Hal tersebut disebabkan oleh budaya masyarakat Jepang memiliki karakter pekerja keras yang sangat mementingkan karirnya, sehingga dapat menurunkan minat masyarakat untuk menikah dan memiliki keluarga maupun keturunan. Apalagi dengan pemikiran Wanita modern di Jepang lebih mementingkan Pendidikan dan karirnya daripada menikah memiliki keluarga. Tetapi selain daripada itu, ada juga Sebagian dari masyarakat jepang walaupun memiliki jam kerja yang padat, ada yang ingin segera menikah dan membangun rumah tangga. Salah satu nya dengan mengikuti Omiai atau perjodohan.

Cara pandang Wanita modern diJepang terhadap pernikahan adalah memilih berkarir. Inilah yang menjadi salah satu faktor menurunnya angka kelahiran, pasalnya Wanita lebih memilih bekerja daripada harus mengurus keluarga apalagi sampai memiliki anak. Selain karena Wanita, penyebab lain dari penurunan jumlah anak ini adalah banyak nya masyarakat Jepang yang belum juga menikah.

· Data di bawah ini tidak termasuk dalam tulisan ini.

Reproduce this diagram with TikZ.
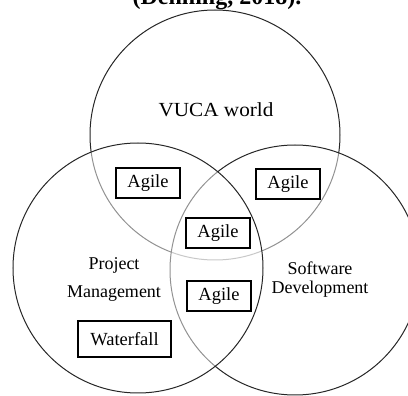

The national institute of population and Social Security merilis hasil survei kependudukan dan jaminan sosial tahunan 2021 pada tanggal 9 september, menunujukkan semakin banyak nya masyarakat jepang yang cenderung tidak menikah, sebagai salah satu penyebab adalah rendahnya angka kelahiran di negara itu. Di tahun 2021 rekor presentase pria 17.3% dan Wanita 14,6% yang berusia kisaran antara 18-34 tahun, mereka mengatakan tidak ingin menikah.

(Sumber:https://mainichi.jp/english/articles/20220913/p2a/00m/0na/021000c )

Dengan fenomena ini pemerintah Jepang sangat menekan masyarakatnya agar masalah penurunan tingkat kelahiran dapat di tanggulangi, namun banyak program juga upaya dari pemerintah masih belum mendapat hasil yang signifikan karena minimnya tanggapan posistif dari masyarakat Jepang.

Sehingga masyarakat Jepang yang menyadari adanya penurunan populasi penduduk, ikut berfikir menemukan cara yang modern agar masyarakat Jepang tertearik dengan pernikahan dan mempunyai keturunan, yaitu dengan perjodohan. Dari situlah muncul Kembali Omiai yang dikemas dengan tatanan modern yang memanfaatkan internet.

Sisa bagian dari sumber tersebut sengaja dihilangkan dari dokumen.